• Task description
Retype only what runs from the first line of the records to the line with "(trunk) at (rana.north);", inclusive, and no pictures.

* begin Information given *

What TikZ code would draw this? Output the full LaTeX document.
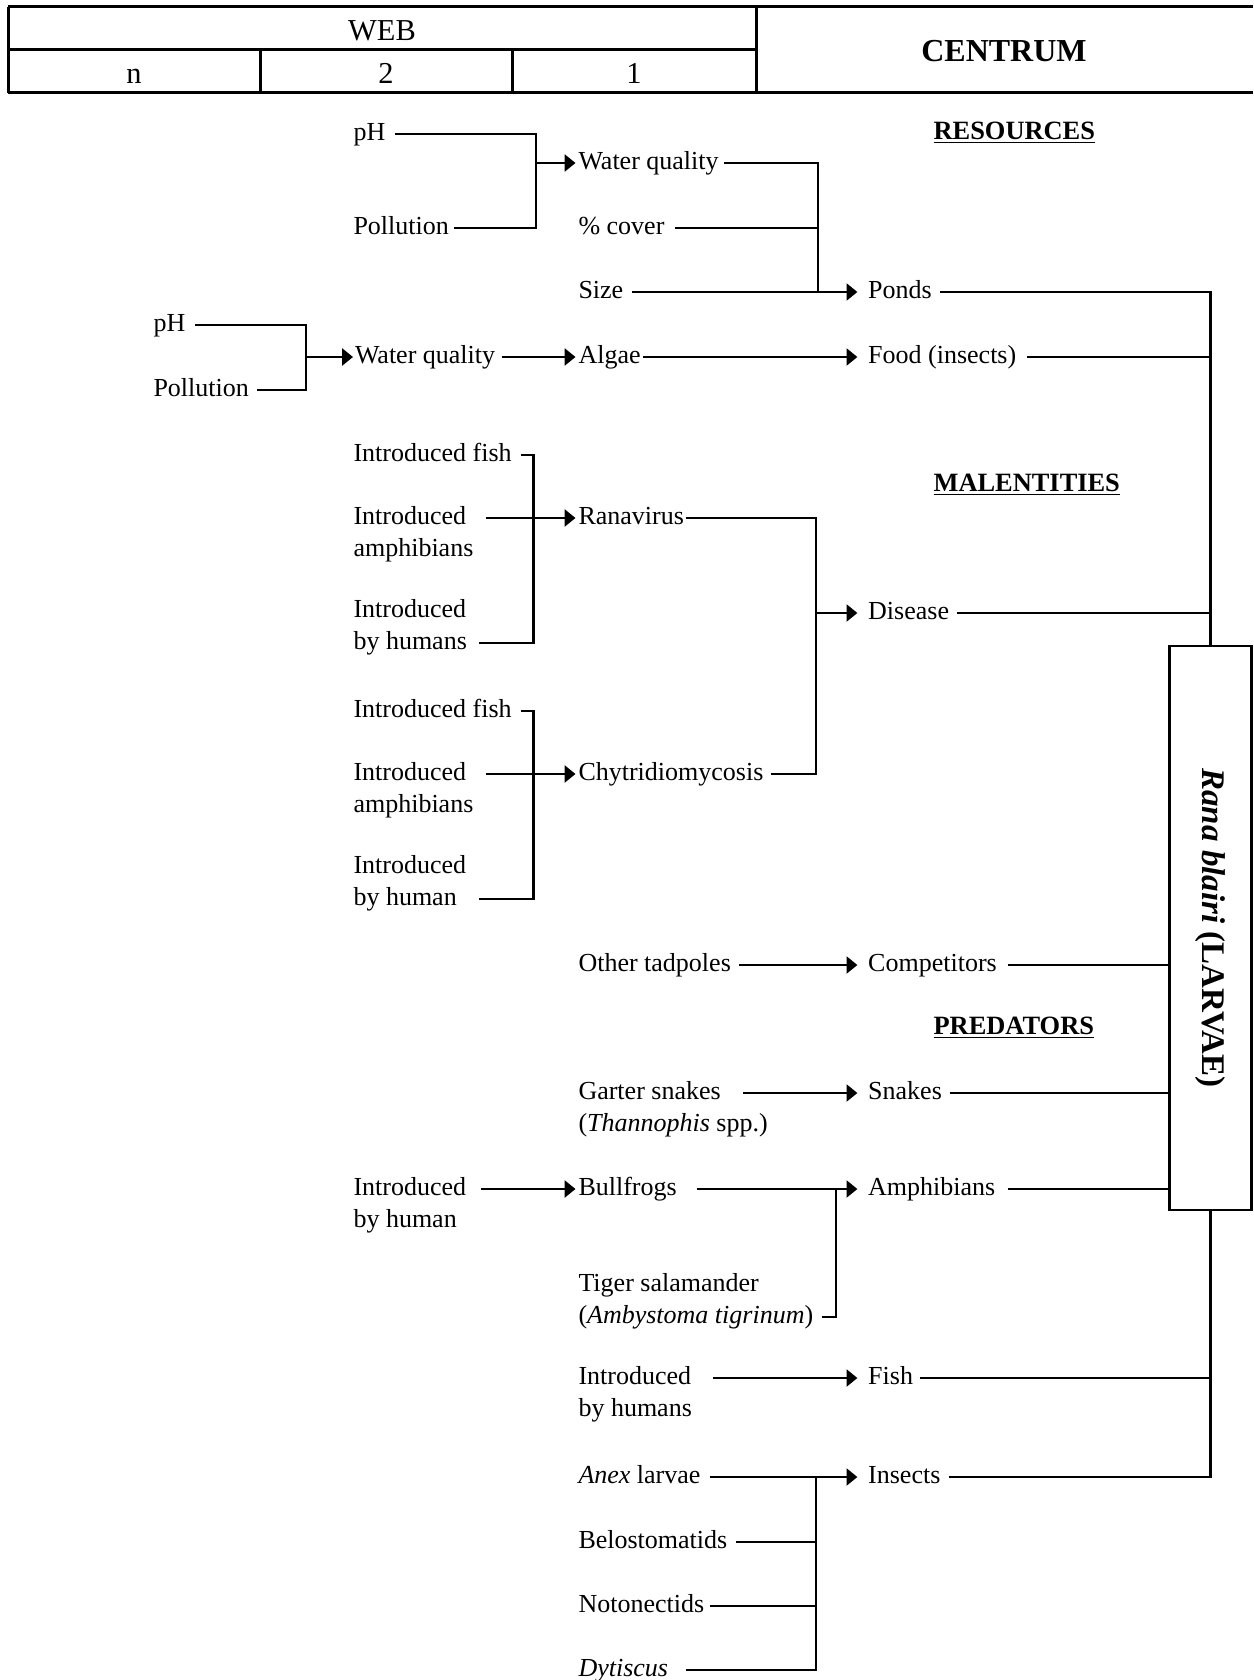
\documentclass[tikz,border=0pt]{standalone}
\usepackage{fontspec}
\usepackage{graphicx}
\setmainfont{Liberation Serif}
\usetikzlibrary{arrows.meta}
\begin{document}
\begin{tikzpicture}[x=0.5pt,y=-0.5pt,
  lbl/.style={anchor=west,inner sep=0pt,outer sep=0pt,text height=6.4pt,text depth=0pt,font=\fontsize{13}{16}\selectfont},
  sec/.style={anchor=west,inner sep=0pt,outer sep=0pt,font=\fontsize{13.2}{16}\selectfont\bfseries},
  hdr/.style={inner sep=0pt,outer sep=0pt,text height=10pt,text depth=0pt,font=\fontsize{15.2}{18}\selectfont},
  conn/.style={line width=1.3pt},
  arr/.style={conn,-{Triangle[length=5.4pt,width=8.4pt]}},
  hline/.style={line width=1.5pt}
]
\useasboundingbox[fill=white] (0,0) rectangle (1253,1680);

% ---------- header table ----------
\draw[hline] (8,7) -- (1253,7);
\draw[hline] (8,93) -- (1253,93);
\draw[hline] (8,50) -- (756,50);
\draw[hline] (8,7) -- (8,93);
\draw[hline] (260,50) -- (260,93);
\draw[hline] (512,50) -- (512,93);
\draw[hline] (756,7) -- (756,93);
\node[hdr] (web) at (382,30.5) {WEB};
\node[hdr] (hn) at (134,73.5) {n};
\node[hdr] (h2) at (386,73.5) {2};
\node[hdr] (h1) at (634,73.5) {1};
\node[hdr,font=\fontsize{16}{18}\selectfont\bfseries] (centrum) at (1004,52) {CENTRUM};

% ---------- section headings ----------
\node[sec] (res) at (933.6,133) {\underline{RESOURCES}};
\node[sec] (mal) at (933.6,484.5) {\underline{MALENTITIES}};
\node[sec] (pred) at (933.6,1028) {\underline{PREDATORS}};

% ---------- centre box ----------
\node[draw,line width=1.3pt,fill=white,minimum width=41pt,minimum height=282pt,inner sep=0pt] (rana) at (1210.5,928)
  {\rotatebox{-90}{\fontsize{16.5}{18}\selectfont\textbf{\textit{Rana blairi}} \textbf{(LARVAE)}}};
\coordinate (trunk) at (rana.north);

% ---------- resources ----------
\node[lbl] (pHa) at (353.5,134) {pH};
\node[lbl] (Pola) at (353.5,228) {Pollution};
\node[lbl] (WQa) at (578.5,163) {Water quality};
\node[lbl] (cover) at (578.5,228) {\% cover};
\node[lbl] (size) at (578.5,292) {Size};
\node[lbl] (ponds) at (868.2,292) {Ponds};
\node[lbl] (pHb) at (153.5,325) {pH};
\node[lbl] (Polb) at (153.5,390) {Pollution};
\node[lbl] (WQb) at (355,357) {Water quality};
\node[lbl] (algae) at (578.5,357) {Algae};
\node[lbl] (food) at (868.2,357) {Food (insects)};

\coordinate (jA) at (536,163);
\coordinate (jB) at (818,292);
\coordinate (jC) at (306,357);

\draw[conn] ([xshift=5pt]pHa.east) -| (jA) |- ([xshift=2.7pt]Pola.east);
\draw[arr] (jA) -- ([xshift=-1.5pt]WQa.west);
\draw[conn] ([xshift=2.9pt]WQa.east) -| (jB);
\draw[conn] ([xshift=5.3pt]cover.east) -- (cover.east -| jB);
\draw[arr] ([xshift=4.4pt]size.east) -- ([xshift=-5.4pt]ponds.west);
\draw[conn] ([xshift=4.1pt]ponds.east) -| (rana.north);

\draw[conn] ([xshift=5pt]pHb.east) -| (jC) |- ([xshift=4.3pt]Polb.east);
\draw[arr] (jC) -- ([xshift=-1pt]WQb.west);
\draw[arr] ([xshift=3.4pt]WQb.east) -- ([xshift=-1.5pt]algae.west);
\draw[arr] ([xshift=1.1pt]algae.east) -- ([xshift=-5.4pt]food.west);
\draw[conn] ([xshift=5.3pt]food.east) -- (food.east -| trunk);

% ---------- malentities ----------
\node[lbl] (IF1) at (353.5,455) {Introduced fish};
\node[lbl] (IA1) at (353.5,518) {Introduced};
\node[lbl] (IA1b) at (353.5,550) {amphibians};
\node[lbl] (IH1) at (353.5,611) {Introduced};
\node[lbl] (IH1b) at (353.5,643) {by humans};
\node[lbl] (ranav) at (578.5,518) {Ranavirus};
\node[lbl] (disease) at (868.2,613) {Disease};
\node[lbl] (IF2) at (353.5,711) {Introduced fish};
\node[lbl] (IA2) at (353.5,774) {Introduced};
\node[lbl] (IA2b) at (353.5,806) {amphibians};
\node[lbl] (IH2) at (353.5,867) {Introduced};
\node[lbl] (IH2b) at (353.5,899) {by human};
\node[lbl] (chy) at (578.5,774) {Chytridiomycosis};

\coordinate (jR) at (533.5,0);
\coordinate (jD) at (816,0);

\draw[conn] ([xshift=4.5pt]IF1.east) -- (IF1.east -| jR) -- (IH1b.east -| jR) -- ([xshift=6pt]IH1b.east);
\draw[arr] ([xshift=10.1pt]IA1.east) -- ([xshift=-1.5pt]ranav.west);
\draw[conn] ([xshift=4.5pt]IF2.east) -- (IF2.east -| jR) -- (IH2b.east -| jR) -- ([xshift=11pt]IH2b.east);
\draw[arr] ([xshift=10.1pt]IA2.east) -- ([xshift=-1.5pt]chy.west);

\draw[conn] ([xshift=0.9pt]ranav.east) -- (ranav.east -| jD) -- (chy.east -| jD) -- ([xshift=4pt]chy.east);
\draw[arr] (disease.west -| jD) -- ([xshift=-5.4pt]disease.west);
\draw[conn] ([xshift=4pt]disease.east) -- (disease.east -| trunk);

% ---------- competitors ----------
\node[lbl] (OT) at (578.5,965) {Other tadpoles};
\node[lbl] (comp) at (868.2,965) {Competitors};
\draw[arr] ([xshift=4.2pt]OT.east) -- ([xshift=-5.4pt]comp.west);
\draw[conn] ([xshift=5.4pt]comp.east) -- (comp.east -| rana.west);

% ---------- predators ----------
\node[lbl] (GS1) at (578.5,1093) {Garter snakes};
\node[lbl] (GS2) at (578.5,1125) {(\textit{Thannophis} spp.)};
\node[lbl] (snakes) at (868.2,1093) {Snakes};
\draw[arr] ([xshift=10.9pt]GS1.east) -- ([xshift=-5.4pt]snakes.west);
\draw[conn] ([xshift=3.9pt]snakes.east) -- (snakes.east -| rana.west);

\node[lbl] (IH3) at (353.5,1189) {Introduced};
\node[lbl] (IH3b) at (353.5,1221) {by human};
\node[lbl] (bull) at (578.5,1189) {Bullfrogs};
\node[lbl] (amph) at (868.2,1189) {Amphibians};
\node[lbl] (TS1) at (578.5,1285) {Tiger salamander};
\node[lbl] (TS2) at (578.5,1317) {(\textit{Ambystoma tigrinum})};
\coordinate (jM) at (836,0);
\draw[arr] ([xshift=7.5pt]IH3.east) -- ([xshift=-1.5pt]bull.west);
\draw[arr] ([xshift=9.9pt]bull.east) -- ([xshift=-5.4pt]amph.west);
\draw[conn] (bull.east -| jM) -- (TS2.east -| jM) -- ([xshift=4.3pt]TS2.east);
\draw[conn] ([xshift=6.2pt]amph.east) -- (amph.east -| rana.west);

\node[lbl] (IH4) at (578.5,1378) {Introduced};
\node[lbl] (IH4b) at (578.5,1410) {by humans};
\node[lbl] (fish) at (868.2,1378) {Fish};
\draw[arr] ([xshift=10.7pt]IH4.east) -- ([xshift=-5.4pt]fish.west);
\draw[conn] ([xshift=3.4pt]fish.east) -- (fish.east -| rana.south);

\node[lbl] (anex) at (578.5,1477) {\textit{Anex} larvae};
\node[lbl] (insects) at (868.2,1477) {Insects};
\node[lbl] (belo) at (578.5,1542) {Belostomatids};
\node[lbl] (noto) at (578.5,1606) {Notonectids};
\node[lbl] (dyt) at (578.5,1670) {\textit{Dytiscus}};
\draw[arr] ([xshift=5pt]anex.east) -- ([xshift=-5.4pt]insects.west);
\draw[conn] (anex.east -| jD) -- (dyt.east -| jD) -- ([xshift=8.9pt]dyt.east);
\draw[conn] ([xshift=4.4pt]belo.east) -- (belo.east -| jD);
\draw[conn] ([xshift=3.1pt]noto.east) -- (noto.east -| jD);
\draw[conn] ([xshift=4.1pt]insects.east) -| (rana.south);
\end{tikzpicture}
\end{document}
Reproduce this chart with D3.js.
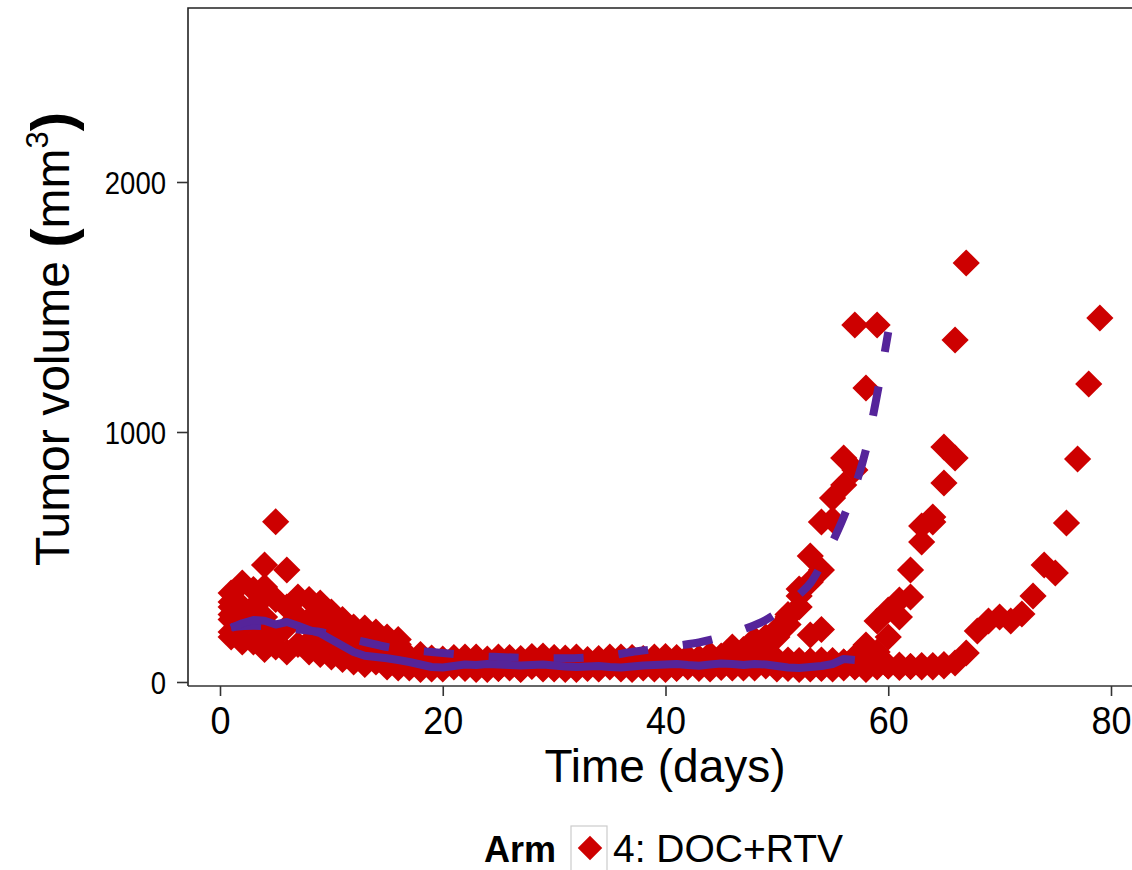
<!DOCTYPE html>
<html lang="en">
<head>
<meta charset="UTF-8">
<title>Tumor volume</title>
<style>
  body { margin: 0; background: #fff; }
  svg text { font-family: "Liberation Sans", Arial, sans-serif; fill: #000; }
</style>
</head>
<body>
<div id="chart"></div>
<script src="https://d3js.org/d3.v7.min.js"></script>
<script>
// ---- data ----
// three measuring schedules for the bulk of the animals
const daysA = [1,3,5,8,10,12,15,17,19,22,24,26,29,31,33,36,38,40,43,45,47,50,52,54,57];
const daysB = [2,4,6,9,11,13,16,18,20,23,25,27,30,32,34,37,39,41,44,46,48,51,53,55,58];
const daysC = [1,4,7,9,11,14,16,18,21,23,25,28,30,32,35,37,39,42,44,46,49,51,53,56,58];

const a1 = [356,370,641,330,280,220,180,100,96,100,92,98,104,96,90,100,94,102,96,104,98,90,86,88,84];
const a2 = [270,300,330,250,200,160,120,80,76,82,78,74,80,76,72,78,80,76,82,86,80,74,70,72,76];
const a3 = [180,160,140,120,100,80,60,56,52,54,50,56,52,50,54,52,56,50,54,58,56,52,50,54,60];
const a4 = [300,250,180,160,130,100,80,68,64,62,66,64,60,62,64,62,66,64,66,68,64,62,60,62,64];

const b1 = [396,468,448,316,250,216,170,96,92,100,96,94,98,100,94,96,100,98,104,120,130,88,84,86,80];
const b2 = [300,340,300,240,200,180,130,80,78,74,80,78,76,72,78,74,78,80,76,100,110,72,70,74,70];
const b3 = [220,200,220,180,130,100,80,60,56,58,54,52,56,58,52,54,58,56,60,58,56,54,52,56,54];
const b4 = [160,130,120,110,90,70,56,50,52,50,54,50,52,50,54,50,52,54,52,56,60,58,56,52,50];

const c1 = [320,380,340,280,230,200,150,110,98,96,100,102,96,94,100,98,96,100,104,130,164,80,84,80,78];
const c2 = [250,260,260,220,170,140,110,76,80,84,82,80,84,82,80,84,82,78,86,90,100,70,72,76,72];
const c3 = [200,170,150,130,110,80,64,58,60,56,58,62,58,56,60,62,58,60,62,66,64,60,58,62,60];

// animals that regrow
const grA1Days = [44,46,48,50,51,52,53,54,55,56,57];
const grA1 = [110,140,170,210,260,344,504,640,736,896,1428];
const grA2Days = [45,47,49,50,51,52,53,54,55,56,57,58,59];
const grA2 = [100,130,150,180,230,372,400,448,648,788,848,1176,1428];
const grA3Days = [46,48,49,50,51,52,53,54];
const grA3 = [120,150,180,200,270,300,188,210];
const grB1Days = [56,57,58,59,60,61,62,63,64,65,66,67];
const grB1 = [80,100,148,244,288,328,448,560,660,940,1368,1676];
const grB2Days = [54,55,56,57,58,59,60,61,62,63,64,65,66];
const grB2 = [60,64,70,76,90,120,180,260,340,624,640,796,896];
const grCDays = [54,55,56,57,58,59,60,61,62,63,64,65,66,67,68,69,70,71,72,73,74,75,76,77,78,79];
const grC = [58,60,56,62,58,60,64,58,62,60,66,70,76,116,204,244,260,244,272,344,468,436,636,892,1192,1456];
const grDDays = [57,58,59,60,61,62,63,64,65];
const grD = [66,62,70,64,68,62,66,60,64];

// observed summary (solid) and model prediction (dashed)
const meanDays = [1,2,3,4,5,6,7,8,9,10,11,12,13,14,15,16,17,18,19,20,21,22,23,24,25,26,27,28,29,30,31,32,33,34,35,36,37,38,39,40,41,42,43,44,45,46,47,48,49,50,51,52,53,54,55,56,57];
const meanVol = [216,235,248,245,230,240,225,208,195,170,145,120,105,100,95,88,80,70,60,58,64,70,68,72,70,68,66,68,70,66,62,60,62,64,60,58,62,66,68,70,72,68,65,70,74,72,68,72,70,64,58,56,60,64,72,92,88];
const predDays = [1,3,5,7,9,11,13,15,17,19,21,23,25,27,29,31,33,35,37,39,41,43,45,47,49,51,52,53,54,55,56,57,58,59,60];
const predVol = [220,225,220,210,200,180,160,140,128,120,112,104,100,97,95,95,98,106,120,132,145,158,180,210,248,310,350,395,470,560,660,780,930,1150,1400];

const xTicks = [0,20,40,60,80];
const yTicks = [0,1000,2000];
const armLabel = "4: DOC+RTV";

// ---- layout ----
const W = 1132, H = 870;
const panelL = 188, panelT = 8, panelB = 686, panelR = 1152;

const x = d3.scaleLinear().domain([0, 80]).range([220, 1111]);
const y = d3.scaleLinear().domain([0, 2000]).range([682, 182]);

const red = "#CD0000", purple = "#55249A";

const svg = d3.select("#chart").append("svg")
  .attr("width", W).attr("height", H);

// points
const groups = [
  [daysA, a1], [daysA, a2], [daysA, a3], [daysA, a4],
  [daysB, b1], [daysB, b2], [daysB, b3], [daysB, b4],
  [daysC, c1], [daysC, c2], [daysC, c3],
  [grA1Days, grA1], [grA2Days, grA2], [grA3Days, grA3],
  [grB1Days, grB1], [grB2Days, grB2], [grCDays, grC], [grDDays, grD]
];
const points = [];
groups.forEach(([ds, vs]) => vs.forEach((v, i) => points.push([ds[i], v])));

const diamond = d3.symbol(d3.symbolSquare, 370);
svg.append("g").selectAll("path")
  .data(points)
  .enter().append("path")
  .attr("d", diamond)
  .attr("fill", red)
  .attr("transform", d => `translate(${x(d[0])},${y(d[1])}) rotate(45)`);

// lines
const line = d3.line().x(d => x(d[0])).y(d => y(d[1]));
svg.append("path")
  .datum(predDays.map((d, i) => [d, predVol[i]]))
  .attr("d", line.curve(d3.curveMonotoneX))
  .attr("fill", "none").attr("stroke", purple)
  .attr("stroke-width", 8).attr("stroke-dasharray", "30,35");
svg.append("path")
  .datum(meanDays.map((d, i) => [d, meanVol[i]]))
  .attr("d", line.curve(d3.curveLinear))
  .attr("fill", "none").attr("stroke", purple)
  .attr("stroke-width", 8).attr("stroke-linejoin", "round");

// panel border and axes
svg.append("path")
  .attr("d", `M${panelL},${panelB}V${panelT}H${panelR}`)
  .attr("fill", "none").attr("stroke", "#222").attr("stroke-width", 1.6);

const xAxis = svg.append("g").attr("transform", `translate(0,${panelB})`)
  .call(d3.axisBottom(x).tickValues(xTicks).tickSize(10).tickSizeOuter(0));
xAxis.select(".domain").attr("d", `M${panelL},0H${panelR}`).attr("stroke", "#333").attr("stroke-width", 1.6);
xAxis.selectAll(".tick line").attr("stroke", "#333").attr("stroke-width", 1.6);
xAxis.selectAll(".tick text")
  .attr("y", 0).attr("dy", 0)
  .attr("transform", "translate(0,48) scale(1,1.08)")
  .attr("font-size", 36).attr("fill", "#000")
  .attr("font-family", "Liberation Sans, Arial, sans-serif");

const yAxis = svg.append("g").attr("transform", `translate(${panelL},0)`)
  .call(d3.axisLeft(y).tickValues(yTicks).tickFormat(d3.format("d"))
    .tickSize(11).tickPadding(11).tickSizeOuter(0));
yAxis.select(".domain").remove();
yAxis.selectAll(".tick line").attr("stroke", "#333").attr("stroke-width", 1.6);
yAxis.selectAll(".tick text")
  .attr("x", 0).attr("dy", "0.35em")
  .attr("transform", "translate(-22,0) scale(0.86,1)")
  .attr("font-size", 32).attr("fill", "#000")
  .attr("font-family", "Liberation Sans, Arial, sans-serif");

// axis titles
svg.append("text")
  .attr("x", 665).attr("y", 782)
  .attr("text-anchor", "middle").attr("font-size", 46)
  .text("Time (days)");

const yt = svg.append("text")
  .attr("transform", "translate(69,339) rotate(-90)")
  .attr("text-anchor", "middle").attr("font-size", 48);
yt.append("tspan").text("Tumor volume ");
yt.append("tspan").attr("font-size", 58).attr("font-weight", "bold").attr("dy", 3).text("(");
yt.append("tspan").attr("dy", -3).text("mm");
yt.append("tspan").attr("font-size", 31).attr("dy", -21).text("3");
yt.append("tspan").attr("font-size", 58).attr("font-weight", "bold").attr("dy", 24).text(")");

// legend
const lg = svg.append("g");
lg.append("text").attr("x", 484).attr("y", 862)
  .attr("font-size", 36).attr("font-weight", "bold").text("Arm");
lg.append("rect").attr("x", 571).attr("y", 826).attr("width", 36).attr("height", 50)
  .attr("fill", "#fff").attr("stroke", "#ccc").attr("stroke-width", 1.2);
lg.append("path").attr("d", d3.symbol(d3.symbolSquare, 300))
  .attr("fill", red).attr("transform", "translate(590,848) rotate(45)");
lg.append("text").attr("x", 613).attr("y", 862)
  .attr("font-size", 39).text(armLabel);
</script>
</body>
</html>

* end Information given *

• Written reply
What TikZ code would draw this? Output the full LaTeX document.
\documentclass[tikz,border=0pt]{standalone}
\usepackage{fontspec}
\usepackage{graphicx}
\setmainfont{Liberation Serif}
\usetikzlibrary{arrows.meta}
\begin{document}
\begin{tikzpicture}[x=0.5pt,y=-0.5pt,
  lbl/.style={anchor=west,inner sep=0pt,outer sep=0pt,text height=6.4pt,text depth=0pt,font=\fontsize{13}{16}\selectfont},
  sec/.style={anchor=west,inner sep=0pt,outer sep=0pt,font=\fontsize{13.2}{16}\selectfont\bfseries},
  hdr/.style={inner sep=0pt,outer sep=0pt,text height=10pt,text depth=0pt,font=\fontsize{15.2}{18}\selectfont},
  conn/.style={line width=1.3pt},
  arr/.style={conn,-{Triangle[length=5.4pt,width=8.4pt]}},
  hline/.style={line width=1.5pt}
]
\useasboundingbox[fill=white] (0,0) rectangle (1253,1680);

% ---------- header table ----------
\draw[hline] (8,7) -- (1253,7);
\draw[hline] (8,93) -- (1253,93);
\draw[hline] (8,50) -- (756,50);
\draw[hline] (8,7) -- (8,93);
\draw[hline] (260,50) -- (260,93);
\draw[hline] (512,50) -- (512,93);
\draw[hline] (756,7) -- (756,93);
\node[hdr] (web) at (382,30.5) {WEB};
\node[hdr] (hn) at (134,73.5) {n};
\node[hdr] (h2) at (386,73.5) {2};
\node[hdr] (h1) at (634,73.5) {1};
\node[hdr,font=\fontsize{16}{18}\selectfont\bfseries] (centrum) at (1004,52) {CENTRUM};

% ---------- section headings ----------
\node[sec] (res) at (933.6,133) {\underline{RESOURCES}};
\node[sec] (mal) at (933.6,484.5) {\underline{MALENTITIES}};
\node[sec] (pred) at (933.6,1028) {\underline{PREDATORS}};

% ---------- centre box ----------
\node[draw,line width=1.3pt,fill=white,minimum width=41pt,minimum height=282pt,inner sep=0pt] (rana) at (1210.5,928)
  {\rotatebox{-90}{\fontsize{16.5}{18}\selectfont\textbf{\textit{Rana blairi}} \textbf{(LARVAE)}}};
\coordinate (trunk) at (rana.north);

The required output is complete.